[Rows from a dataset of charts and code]
========================================
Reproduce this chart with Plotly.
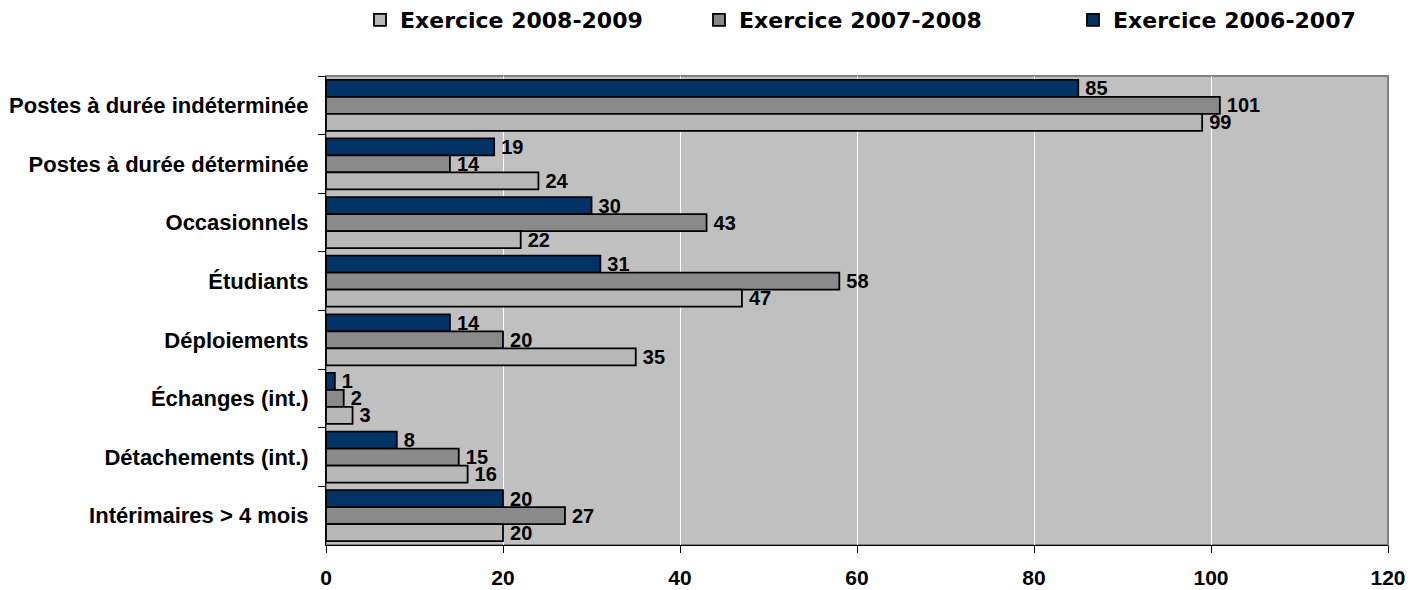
import plotly.graph_objects as go

categories = ["Postes à durée indéterminée", "Postes à durée déterminée", "Occasionnels",
              "Étudiants", "Déploiements", "Échanges (int.)", "Détachements (int.)",
              "Intérimaires > 4 mois"]
series_names = ["Exercice 2006-2007", "Exercice 2007-2008", "Exercice 2008-2009"]
v_2006_2007 = [85, 19, 30, 31, 14, 1, 8, 20]
v_2007_2008 = [101, 14, 43, 58, 20, 2, 15, 27]
v_2008_2009 = [99, 24, 22, 47, 35, 3, 16, 20]
x_ticks = [0, 20, 40, 60, 80, 100, 120]

colors = ["#013366", "#8a8a8a", "#b8b8b8"]
values = [v_2006_2007, v_2007_2008, v_2008_2009]
legend_ids = ["legend3", "legend2", "legend"]

AR = "Liberation Sans, Arial, sans-serif"
DJ = "DejaVu Sans, sans-serif"

fig = go.Figure()
for name, vals, col, lg in zip(series_names, values, colors, legend_ids):
    fig.add_trace(go.Bar(
        y=categories, x=vals, name=name, orientation="h",
        marker=dict(color=col, line=dict(color="black", width=1.8)),
        text=["\u2009" + str(v) for v in vals], textposition="outside",
        textfont=dict(family=AR, size=20, color="black", weight="bold"),
        constraintext="none", cliponaxis=False, legend=lg,
    ))

L, R, T, B = 326, 36, 76, 45
W, H = 1424, 590
pw = W - L - R
ph = H - T - B

def px2x(px):
    return (px - L) / pw

def py2y(py):
    return (H - B - py) / ph

leg_common = dict(orientation="h", yanchor="middle", xanchor="left", y=py2y(20),
                  font=dict(family=DJ, size=22, color="black", weight="bold"),
                  bgcolor="rgba(0,0,0,0)", borderwidth=0)

fig.update_layout(
    width=W, height=H,
    margin=dict(l=L, r=R, t=T, b=B, pad=0, autoexpand=False),
    paper_bgcolor="white", plot_bgcolor="#c0c0c0",
    barmode="group", bargap=0.13, bargroupgap=0,
    showlegend=True,
    legend=dict(x=px2x(360), **leg_common),
    legend2=dict(x=px2x(699), **leg_common),
    legend3=dict(x=px2x(1073), **leg_common),
    xaxis=dict(range=[0, 120], tickvals=x_ticks, showgrid=True, gridcolor="white", gridwidth=1,
               showline=True, linecolor="black", linewidth=1, ticks="outside", ticklen=7,
               tickcolor="black", zeroline=False,
               tickfont=dict(family=AR, size=21, color="black", weight="bold"),
               ticklabelstandoff=7),
    yaxis=dict(categoryorder="array", categoryarray=categories, autorange="reversed",
               showline=True, linecolor="black", linewidth=1, ticks="outside", ticklen=7,
               tickcolor="black", tickson="boundaries", showgrid=False,
               tickfont=dict(family=AR, size=22, color="black", weight="bold"),
               ticklabelstandoff=12),
    shapes=[dict(type="rect", xref="paper", yref="paper", x0=0, x1=1, y0=0, y1=1,
                 line=dict(color="#808080", width=2), layer="below")],
)

fig.write_html("out.html")
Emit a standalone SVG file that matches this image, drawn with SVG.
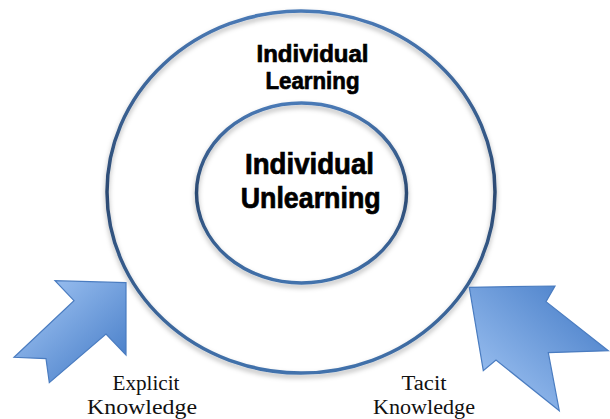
<svg xmlns="http://www.w3.org/2000/svg" width="610" height="419" viewBox="0 0 610 419">
<defs>
<style>
.ring{fill:none;stroke:url(#gRing);stroke-width:3.5;filter:url(#sh)}
.bold{font-family:"Liberation Sans",Arial,sans-serif;font-weight:bold;fill:#000;stroke:#000;stroke-width:0.7;text-anchor:middle}
.serif{font-family:"Liberation Serif","Times New Roman",serif;font-size:20px;fill:#111;text-anchor:middle}
.arrow{stroke:#4a7cc0;stroke-width:1.2;stroke-linejoin:miter}
</style>
<filter id="sh" x="-10%" y="-10%" width="120%" height="125%">
<feDropShadow dx="0" dy="3" stdDeviation="2.5" flood-color="#000" flood-opacity="0.3"/>
</filter>
<linearGradient id="gRing" x1="0" y1="0" x2="0" y2="1">
<stop offset="0" stop-color="#4a7ab6"/>
<stop offset="0.5" stop-color="#2c4a72"/>
<stop offset="1" stop-color="#4272ac"/>
</linearGradient>
<linearGradient id="gL" x1="0" y1="0" x2="1" y2="1">
<stop offset="0" stop-color="#a9cbf7"/>
<stop offset="1" stop-color="#3f77c4"/>
</linearGradient>
<linearGradient id="gR" x1="0" y1="1" x2="1" y2="0">
<stop offset="0" stop-color="#a9cbf7"/>
<stop offset="1" stop-color="#3f77c4"/>
</linearGradient>
</defs>
<rect width="610" height="419" fill="#fff"/>
<g id="outer">
<ellipse class="ring" cx="301" cy="192" rx="194" ry="181"/>
<text class="bold" font-size="24" x="312.5" y="61.5" textLength="112" lengthAdjust="spacingAndGlyphs">Individual</text>
<text class="bold" font-size="24" x="312.5" y="88.5" textLength="94" lengthAdjust="spacingAndGlyphs">Learning</text>
</g>
<g id="inner">
<ellipse class="ring" cx="301.5" cy="193" rx="105" ry="90"/>
<text class="bold" font-size="29" x="309.5" y="174" textLength="129" lengthAdjust="spacingAndGlyphs">Individual</text>
<text class="bold" font-size="29" x="310.7" y="207.5" textLength="140" lengthAdjust="spacingAndGlyphs">Unlearning</text>
</g>
<g id="explicit">
<polygon class="arrow" fill="url(#gL)" points="126,282.7 55,280.7 74,300.7 14,357.3 46,358.7 49.3,382.7 106,334 126,355"/>
<text class="serif" x="146" y="390" textLength="67" lengthAdjust="spacingAndGlyphs">Explicit</text>
<text class="serif" x="142" y="413.5" textLength="110" lengthAdjust="spacingAndGlyphs">Knowledge</text>
</g>
<g id="tacit">
<polygon class="arrow" fill="url(#gR)" points="469.3,287.3 555,286 546,301.7 608.3,350.7 548.3,352.7 559.3,410.7 496,360 483.3,370.7"/>
<text class="serif" x="424" y="390" textLength="45" lengthAdjust="spacingAndGlyphs">Tacit</text>
<text class="serif" x="424" y="413.5" textLength="102" lengthAdjust="spacingAndGlyphs">Knowledge</text>
</g>
<g id="connectors"/>
</svg>
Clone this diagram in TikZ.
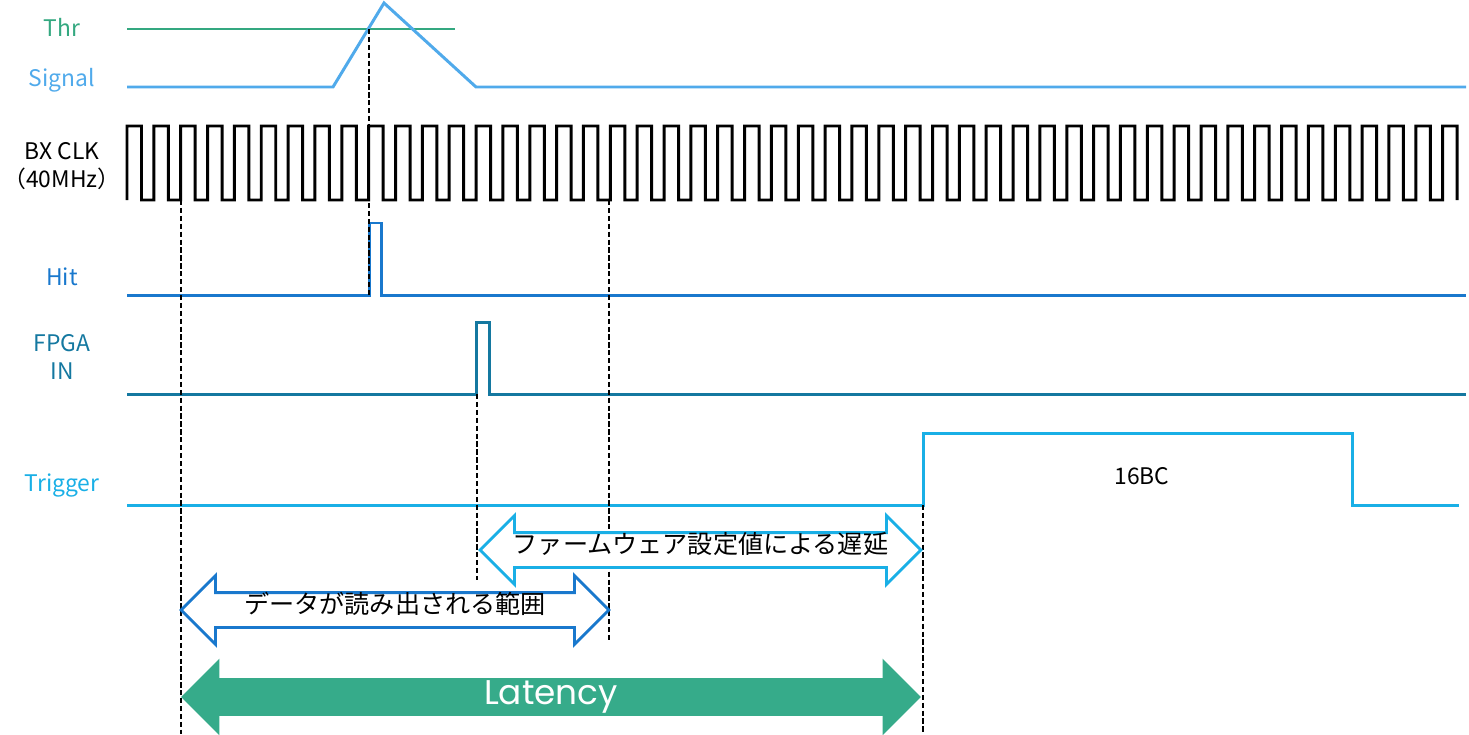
\documentclass[tikz,border=0pt]{standalone}
\usepackage{fontspec}
\setmainfont{Noto Sans CJK JP}
\newfontfamily\latfont{Poppins}
\usetikzlibrary{shapes.arrows,positioning}
\definecolor{thrgreen}{RGB}{52,168,128}
\definecolor{sigblue}{RGB}{80,170,235}
\definecolor{hitblue}{RGB}{25,120,205}
\definecolor{fpgablue}{RGB}{20,120,160}
\definecolor{trigblue}{RGB}{25,175,230}
\definecolor{latgreen}{RGB}{54,171,138}
\tikzstyle{wave}=[
  line width=1.7pt
]
\tikzstyle{guide}=[
  line width=0.8pt,dash pattern=on 3pt off 1.5pt
]
\tikzstyle{siglabel}=[
  font=\fontsize{13}{16}\selectfont,align=center,inner sep=0pt
]
\tikzstyle{spanarrow}=[
  double arrow,draw,line width=1.6pt,fill=white,double arrow head extend=0.34cm,
  inner xsep=0pt,inner ysep=0.17cm,text height=0.22cm,text depth=0.08cm,
  font=\fontsize{14.3}{16}\selectfont
]
\tikzstyle{latarrow}=[
  double arrow,fill=latgreen,double arrow head extend=0.39cm,
  inner xsep=0pt,inner ysep=0.15cm,text height=0.36cm,text depth=0.08cm,
  text=white,font=\latfont\fontsize{19.5}{21}\selectfont
]

\begin{document}
\begin{tikzpicture}[x=0.02cm,y=-0.02cm]
    \useasboundingbox (0,0) rectangle (1469,734);
    % signal names
    \node (thr) [siglabel,text=thrgreen] at (62,27) {Thr};
    \node (signal) [siglabel,text=sigblue] at (62,80) {Signal};
    \node (bxclk) [siglabel] at (62,166) {BX CLK\\（40MHz）};
    \node (hit) [siglabel,text=hitblue] at (62,277) {Hit};
    \node (fpgain) [siglabel,text=fpgablue] at (62,357) {FPGA\\IN};
    \node (trigger) [siglabel,text=trigblue] at (62,485) {Trigger};
    \node (bc16) [siglabel] at (1142,476) {16BC};
    % waveforms
    \draw [wave,thrgreen] (127,29) -- (455,29);
    \draw [wave,sigblue] (127,87) -- (333,87) -- (384,3) -- (476,87) -- (1466,87);
    \draw [wave,black] (127,200)
      \foreach \k in {0,...,48} {
        -- ({127+\k*26.85},126) -- ({141.5+\k*26.85},126)
        -- ({141.5+\k*26.85},200) -- ({127+(\k+1)*26.85},200)
      } -- (1442.7,126) -- (1457.2,126) -- (1457.2,200);
    \draw [wave,hitblue] (127,295) -- (369,295) -- (369,223) -- (381,223) -- (381,295) -- (1466,295);
    \draw [wave,fpgablue] (127,394) -- (476,394) -- (476,322) -- (489,322) -- (489,394) -- (1466,394);
    \draw [wave,trigblue] (127,505) -- (923,505) -- (923,433) -- (1352,433) -- (1352,505) -- (1459,505);
    % guide lines
    \coordinate (cross) at (369,29);
    \coordinate (readstart) at (181,200);
    \coordinate (readend) at (609,200);
    \coordinate (fwstart) at (477,394);
    \coordinate (trigstart) at (923,505);
    \draw [guide] (cross) -- (369,295);
    \draw [guide] (readstart) -- (181,734);
    \draw [guide] (readend) -- (609,640);
    \draw [guide] (fwstart) -- (477,580);
    \draw [guide] (trigstart) -- (923,734);
    % spans
    \node (firmware) [spanarrow,draw=trigblue,minimum height=8.82cm] at (700.5,550) {ファームウェア設定値による遅延};
    \node (readout) [spanarrow,draw=hitblue,minimum height=8.56cm] at (395,610) {データが読み出される範囲};
    \node (latency) [latarrow,minimum height=14.8cm] at (551,697) {Latency};
\end{tikzpicture}
\end{document}
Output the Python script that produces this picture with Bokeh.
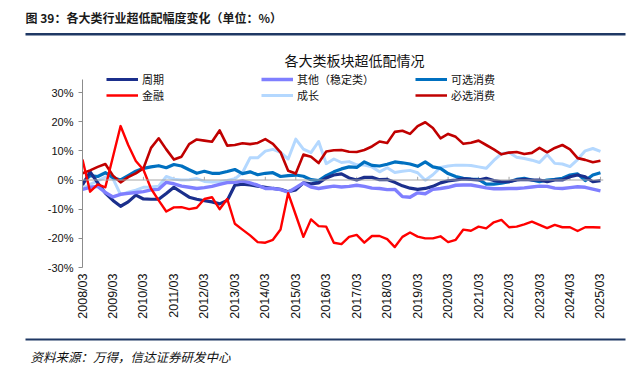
import math
from bokeh.plotting import figure
from bokeh.layouts import column
from bokeh.models import (Range1d, FixedTicker, Label, BoxAnnotation, Legend, LegendItem,
                          Span, PrintfTickFormatter, ColumnDataSource)
from bokeh.embed import file_html
from bokeh.resources import INLINE

# ---------------- data (quarterly, 2008/03 .. 2025/03) ----------------
years = list(range(2008, 2026))
tick_labels = [f"{y}/03" for y in years]
quarters = [f"{2008 + i // 4}/{['03', '06', '09', '12'][i % 4]}" for i in range(69)]

zhouqi = [-1.7, 2.8, -1.0, -4.5, -7.0, -9.0, -7.5, -5.2, -6.5, -6.6, -6.6, -4.6, -2.5, -4.2, -5.9, -6.6, -7.1, -7.5,
          -8.2, -7.0, -1.8, -1.4, -1.7, -2.1, -2.5, -2.9, -3.2, -4.0, -3.4, -1.0, -1.3, -1.0, 0.7, 1.7,
          2.1, 0.7, 0.0, 0.9, 0.9, 0.1, 0.2, -0.8, -2.0, -2.8, -3.2, -2.9, -2.2, -1.0, -0.3, 0.0, 0.4,
          0.2, 0.0, 0.6, -0.2, -0.6, -0.6, 0.0, 0.2, 0.0, 0.0, -0.6, 0.0, 0.0, 1.1, 1.7, 1.1, -0.6, -0.2]

jinrong = [7.0, -4.0, -1.5, -2.5, 8.0, 18.5, 12.0, 6.5, 3.5, -3.0, -7.0, -10.8, -9.4, -9.3, -10.0, -9.5, -6.5, -5.9,
           -10.0, -6.5, -15.0, -17.0, -19.0, -21.3, -21.5, -20.5, -17.0, -4.5, -12.0, -19.5, -13.5, -15.8, -16.0, -21.5,
           -22.0, -19.5, -18.8, -21.5, -19.2, -19.2, -20.3, -23.0, -19.5, -18.0, -19.4, -20.0, -20.0, -19.3, -21.3, -20.5, -17.0,
           -17.4, -16.0, -16.6, -14.5, -13.7, -16.2, -16.0, -15.2, -14.3, -15.4, -16.5, -15.4, -16.2, -16.2, -17.5, -16.2, -16.2, -16.3]

qita = [-3.2, -2.5, -2.2, -4.3, -5.8, -4.9, -4.6, -4.3, -4.0, -3.4, -3.2, -0.8, -1.3, -2.1, -2.5, -2.9, -2.6, -2.2,
        -1.5, -0.9, -0.8, -0.3, -1.0, -1.8, -2.9, -2.9, -3.3, -4.2, -2.6, -1.0, -2.4, -2.9, -2.5, -2.1,
        -2.4, -2.2, -1.8, -2.2, -2.8, -2.9, -3.3, -3.2, -5.7, -5.9, -4.4, -4.7, -3.2, -2.9, -2.5, -1.8, -1.7,
        -1.7, -2.2, -2.7, -3.0, -3.0, -2.9, -2.9, -2.7, -2.4, -2.1, -2.2, -2.8, -2.9, -2.6, -2.3, -2.5, -3.1, -3.7]

chengzhang = [-2.9, -1.5, -0.3, 1.0, 0.5, -5.0, -4.2, -3.5, -2.5, -2.4, -2.1, 1.2, 0.3, 0.0, 0.1, 0.5, -0.5, -0.7,
              -0.6, -0.2, 0.4, 2.5, 7.6, 7.6, 9.9, 10.5, 9.5, 7.2, 14.0, 10.6, 9.4, 13.2, 5.6, 7.2,
              6.0, 6.3, 5.2, 5.1, 4.5, 2.8, 4.2, 2.6, 3.0, 3.3, 2.5, -0.1, 1.8, 4.3, 4.8, 5.1, 5.1,
              5.0, 4.5, 4.0, 6.7, 9.0, 9.4, 7.8, 7.4, 6.8, 6.0, 8.7, 5.7, 5.5, 4.6, 7.0, 10.0, 10.8, 9.8]

kexuan = [-1.0, 1.5, 1.2, 2.5, 0.8, 0.0, 1.5, 3.0, 4.0, 4.5, 4.9, 4.2, 5.3, 4.8, 3.5, 2.3, 3.0, 2.3,
          2.3, 2.9, 3.6, 2.2, 2.8, 1.8, 2.3, 2.5, 1.2, 1.5, 1.7, 1.3, 0.1, -0.2, 1.5, 2.8,
          3.8, 4.5, 4.3, 6.2, 5.0, 4.8, 5.4, 6.2, 5.9, 5.5, 4.7, 6.2, 4.5, 4.0, 2.2, 1.2, 0.6,
          0.3, 0.2, -1.4, -1.4, -1.1, -0.6, 0.2, 0.6, 0.0, -0.6, 0.0, 0.2, 0.6, 1.7, 2.1, -0.2, 1.7, 2.5]

bixuan = [2.3, 3.3, 4.5, 5.5, 1.5, -0.8, 1.0, 2.3, 4.0, 11.0, 14.3, 10.5, 7.0, 8.0, 12.3, 13.9, 13.5, 13.1,
          17.0, 11.8, 12.0, 12.6, 12.3, 12.7, 14.0, 12.4, 9.5, 3.2, 2.2, 8.7, 8.0, 5.8, 9.8, 10.2,
          10.3, 9.7, 9.6, 10.3, 11.5, 13.2, 12.7, 16.5, 16.9, 15.8, 18.5, 19.8, 17.8, 14.3, 15.8, 14.8, 12.4,
          12.8, 13.5, 12.0, 10.5, 8.8, 9.4, 9.6, 8.9, 9.3, 11.0, 9.5, 11.0, 12.0, 10.5, 7.5, 6.9, 6.1, 6.6]

series_names = {"zhouqi": "周期", "jinrong": "金融", "qita": "其他（稳定类）", "chengzhang": "成长",
                "kexuan": "可选消费", "bixuan": "必选消费"}
y_ticks = [-30, -20, -10, 0, 10, 20, 30]

W = 642
CJK = "Noto Sans CJK SC"

# ---------------- header ----------------
HH = 70
head = figure(width=W, height=HH, output_backend="svg", toolbar_location=None,
              x_range=Range1d(0, W), y_range=Range1d(HH, 0),
              x_axis_location=None, y_axis_location=None, frame_align=False,
              min_border_left=0, min_border_right=0, min_border_top=0, min_border_bottom=0)
head.grid.visible = False
head.outline_line_color = None
head.add_layout(Label(x=25, y=17, text="图 39：各大类行业超低配幅度变化（单位：%）", text_font=CJK,
                      text_font_style="bold", text_font_size="12px", text_color="#1a1a1a",
                      text_baseline="middle", text_align="left"))
head.add_layout(BoxAnnotation(left=25, right=625, top=32.5, bottom=35, fill_color="#1F3864",
                              fill_alpha=1, line_alpha=0))
head.add_layout(Label(x=354, y=59, text="各大类板块超低配情况", text_font=CJK,
                      text_font_size="14px", text_color="#111111",
                      text_baseline="middle", text_align="center"))

# ---------------- main chart ----------------
MH = 263          # canvas rows 70 .. 333
FRAME_H = 197     # frame rows 70 .. 267
scale = 175.0 / 60.0
y_top = -30 + FRAME_H / scale
p = figure(width=W, height=MH, output_backend="svg", toolbar_location=None,
           x_range=Range1d(0, 68.4), y_range=Range1d(-30, y_top), frame_align=False,
           min_border_left=82, min_border_right=W - 603, min_border_top=0,
           min_border_bottom=MH - FRAME_H)
p.outline_line_color = None
p.xgrid.visible = False
p.ygrid.visible = False

x = list(range(len(quarters)))
src = ColumnDataSource(dict(x=x, q=quarters, zhouqi=zhouqi, jinrong=jinrong, qita=qita,
                            chengzhang=chengzhang, kexuan=kexuan, bixuan=bixuan))

p.add_layout(Span(location=0, dimension="width", line_color="#A6A6A6", line_width=1))
year_idx = [4 * i for i in range(len(years))]
p.segment(x0=year_idx, y0=[0] * len(year_idx), x1=year_idx, y1=[1.1] * len(year_idx),
          line_color="#A6A6A6", line_width=1)

styles = {
    "zhouqi": ("#1B2F8C", 3.2),
    "qita": ("#7F7FFF", 3.4),
    "kexuan": ("#0070C0", 3.2),
    "jinrong": ("#FF0000", 2.4),
    "chengzhang": ("#B4D8FF", 3.0),
    "bixuan": ("#C00000", 2.6),
}
order = ["chengzhang", "kexuan", "zhouqi", "qita", "bixuan", "jinrong"]
rends = {}
for key in order:
    c, w = styles[key]
    rends[key] = p.line("x", key, source=src, line_color=c, line_width=w, line_join="round")

p.yaxis.ticker = FixedTicker(ticks=y_ticks)
p.yaxis.bounds = (-30, 34.5)
p.yaxis.formatter = PrintfTickFormatter(format="%d%%")
p.yaxis.axis_line_color = "#8C8C8C"
p.yaxis.major_tick_line_color = "#8C8C8C"
p.yaxis.major_tick_out = 4
p.yaxis.major_tick_in = 0
p.yaxis.minor_tick_line_color = None
p.yaxis.major_label_standoff = 5
p.yaxis.major_label_text_font = "Liberation Sans"
p.yaxis.major_label_text_font_size = "11px"
p.yaxis.major_label_text_color = "#111111"

p.xaxis.ticker = FixedTicker(ticks=year_idx)
p.xaxis.major_label_overrides = {k: lab for k, lab in zip(year_idx, tick_labels)}
p.xaxis.major_label_orientation = math.pi / 2
p.xaxis.axis_line_color = None
p.xaxis.major_tick_line_color = None
p.xaxis.minor_tick_line_color = None
p.xaxis.major_tick_out = 0
p.xaxis.major_tick_in = 0
p.xaxis.major_label_standoff = 6
p.xaxis.major_label_text_font = "Liberation Sans"
p.xaxis.major_label_text_font_size = "12.5px"
p.xaxis.major_label_text_color = "#111111"

# legend: one single-item legend per entry, in a 3 x 2 grid
ROW_H = 16
legend_pos = {"zhouqi": (106, 78.5), "jinrong": (106, 94.5),
              "qita": (261, 78.5), "chengzhang": (261, 94.5),
              "kexuan": (415, 78.5), "bixuan": (415, 94.5)}
for k, (cx, cy) in legend_pos.items():
    lg = Legend(items=[LegendItem(label=series_names[k], renderers=[rends[k]])],
                location=(cx - 82, FRAME_H - (cy - 70) - ROW_H / 2), orientation="vertical",
                glyph_width=32, glyph_height=12, label_height=12, label_width=10,
                label_standoff=4, spacing=0, padding=0, margin=0,
                label_text_font=CJK, label_text_font_size="11px",
                label_text_color="#111111", label_text_baseline="middle",
                border_line_alpha=0, background_fill_alpha=0)
    p.add_layout(lg)

# ---------------- footer ----------------
FH = 32   # canvas rows 333 .. 365
foot = figure(width=W, height=FH, output_backend="svg", toolbar_location=None,
              x_range=Range1d(0, W), y_range=Range1d(365, 333),
              x_axis_location=None, y_axis_location=None, frame_align=False,
              min_border_left=0, min_border_right=0, min_border_top=0, min_border_bottom=0)
foot.grid.visible = False
foot.outline_line_color = None
foot.add_layout(BoxAnnotation(left=25, right=625, top=338, bottom=340, fill_color="#1F3864",
                              fill_alpha=1, line_alpha=0))
foot.add_layout(Label(x=30, y=356, text="资料来源：万得，信达证券研发中心", text_font=CJK,
                      text_font_style="italic", text_font_size="12.5px", text_color="#111111",
                      text_baseline="middle", text_align="left"))

layout = column(head, p, foot, spacing=0)
open("out.html", "w").write(file_html(layout, INLINE))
========================================
WHAT IS EXPECTED: Above are some records; extract exactly the lines from the one containing "Output the Python" through the one containing "i in range(69)]" and drop the pictures.

WORKED ANSWER:
Output the Python script that produces this picture with Bokeh.
import math
from bokeh.plotting import figure
from bokeh.layouts import column
from bokeh.models import (Range1d, FixedTicker, Label, BoxAnnotation, Legend, LegendItem,
                          Span, PrintfTickFormatter, ColumnDataSource)
from bokeh.embed import file_html
from bokeh.resources import INLINE

# ---------------- data (quarterly, 2008/03 .. 2025/03) ----------------
years = list(range(2008, 2026))
tick_labels = [f"{y}/03" for y in years]
quarters = [f"{2008 + i // 4}/{['03', '06', '09', '12'][i % 4]}" for i in range(69)]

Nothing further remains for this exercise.